Lebih jauh lagi, algoritma berpotensi memicu bias dan diskriminasi. Jika data yang digunakan untuk melatih algoritma mengandung bias, maka hasilnya juga akan bias. Misalnya, jika algoritma dilatih dengan data yang menunjukkan bahwa laki-laki lebih menyukai perempuan dengan penampilan tertentu, maka ia akan cenderung merekomendasikan profil perempuan dengan penampilan serupa kepada laki-laki. Hal ini dapat memperkuat stereotip dan mempersempit pilihan bagi mereka yang tidak sesuai dengan standar kecantikan yang dominan.
Di era digital ini, penting untuk bijak dalam memanfaatkan teknologi untuk mencari cinta. Algoritma bisa menjadi alat yang berguna, namun jangan biarkan ia menggantikan intuisi dan emosi kita. Ingatlah bahwa cinta adalah tentang hubungan manusia yang kompleks dan unik, bukan tentang data dan statistik.
Kita perlu menyeimbangkan antara pencarian daring dan interaksi langsung. Jangan terlalu terpaku pada profil daring, luangkan waktu untuk bertemu dan mengenal orang lain secara langsung. Berikan kesempatan pada orang yang mungkin tidak sesuai dengan kriteria ideal kita, karena kejutan terbaik seringkali datang dari tempat yang tak terduga.

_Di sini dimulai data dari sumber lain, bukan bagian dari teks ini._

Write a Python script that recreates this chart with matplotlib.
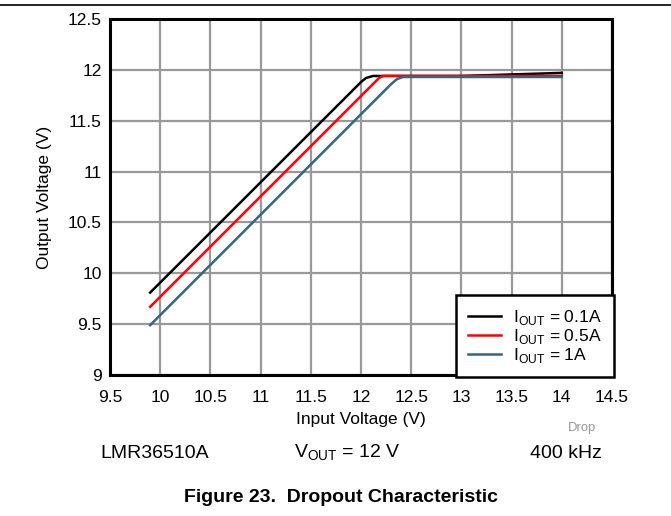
import numpy as np
import matplotlib.pyplot as plt
from matplotlib.lines import Line2D

plt.rcParams['font.family'] = ['Liberation Sans', 'DejaVu Sans']

# curve data
vin_01 = [9.9, 12.0, 12.05, 12.12, 13.0, 13.5, 14.0]
vout_01 = [9.81, 11.88, 11.92, 11.94, 11.94, 11.955, 11.97]
vin_05 = [9.9, 12.18, 12.22, 13.0, 14.0]
vout_05 = [9.67, 11.92, 11.94, 11.94, 11.94]
vin_1 = [9.9, 12.3, 12.36, 12.42, 13.0, 14.0]
vout_1 = [9.49, 11.86, 11.91, 11.93, 11.93, 11.93]

labels = [r'I$_{\mathregular{OUT}}$ = 0.1A', r'I$_{\mathregular{OUT}}$ = 0.5A',
          r'I$_{\mathregular{OUT}}$ = 1A']
colors = ['#000000', '#ff0000', '#336680']

xticks = [9.5, 10, 10.5, 11, 11.5, 12, 12.5, 13, 13.5, 14, 14.5]
yticks = [9, 9.5, 10, 10.5, 11, 11.5, 12, 12.5]

W, H = 671, 516
fig = plt.figure(figsize=(W / 100, H / 100), dpi=100)
ax = fig.add_axes([110 / W, 1 - 375 / H, 502 / W, 356 / H])

series = [(vin_01, vout_01), (vin_05, vout_05), (vin_1, vout_1)]
for (x, y), c, lab in zip(series, colors, labels):
    ax.plot(x, y, color=c, lw=1.8, label=lab, zorder=3)

ax.set_xlim(9.5, 14.5)
ax.set_ylim(9, 12.5)
ax.set_xticks(xticks)
ax.set_xticklabels(['%g' % t for t in xticks])
ax.set_yticks(yticks)
ax.set_yticklabels(['%g' % t for t in yticks])
ax.tick_params(length=0, labelsize=12.5)
ax.tick_params(axis='x', pad=11)
ax.tick_params(axis='y', pad=6)
ax.grid(True, color='#999999', lw=1.6)
ax.set_axisbelow(True)
for s in ax.spines.values():
    s.set_linewidth(2.2)

ax.set_xlabel('Input Voltage (V)', fontsize=12.5, labelpad=5)
ax.set_ylabel('Output Voltage (V)', fontsize=12.5, labelpad=11)

handles = [Line2D([0], [0], color=c, lw=1.8) for c in colors]
leg = ax.legend(handles, labels, loc='lower right', fontsize=12.5, fancybox=False,
                framealpha=1, edgecolor='black', borderpad=0.7, handlelength=1.9,
                handletextpad=0.7, labelspacing=0.0, borderaxespad=-0.1)
leg.get_frame().set_linewidth(1.8)

# rule at top of page
fig.add_artist(Line2D([0, 1], [1 - 5 / H, 1 - 5 / H], color='black', lw=1.2))

fig.text(596 / W, 1 - 428 / H, 'Drop', fontsize=9.4, color='#999999', ha='right', va='center')
fig.text(100 / W, 1 - 453 / H, 'LMR36510A', fontsize=14, ha='left', va='center')
fig.text(347 / W, 1 - 453 / H, r'V$_{\mathregular{OUT}}$ = 12 V', fontsize=14, ha='center', va='center')
fig.text(602 / W, 1 - 453 / H, '400 kHz', fontsize=14, ha='right', va='center')
fig.text(341 / W, 1 - 497 / H, 'Figure 23.  Dropout Characteristic', fontsize=14,
         fontweight='bold', ha='center', va='center')

fig.savefig('out.png', dpi=100)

Pada akhirnya, romansa di era digital memang menjadi lebih rumit. Kita dihadapkan pada pilihan yang tak terbatas, informasi yang berlebihan, dan ekspektasi yang tidak realistis. Namun, di tengah semua kerumitan ini, esensi cinta tetaplah sama: tentang kebersamaan, kepercayaan, dan saling mendukung. Biarkan algoritma membantu kita menemukan jalan, namun biarkan hati kita yang menentukan ke mana jalan itu akan membawa kita.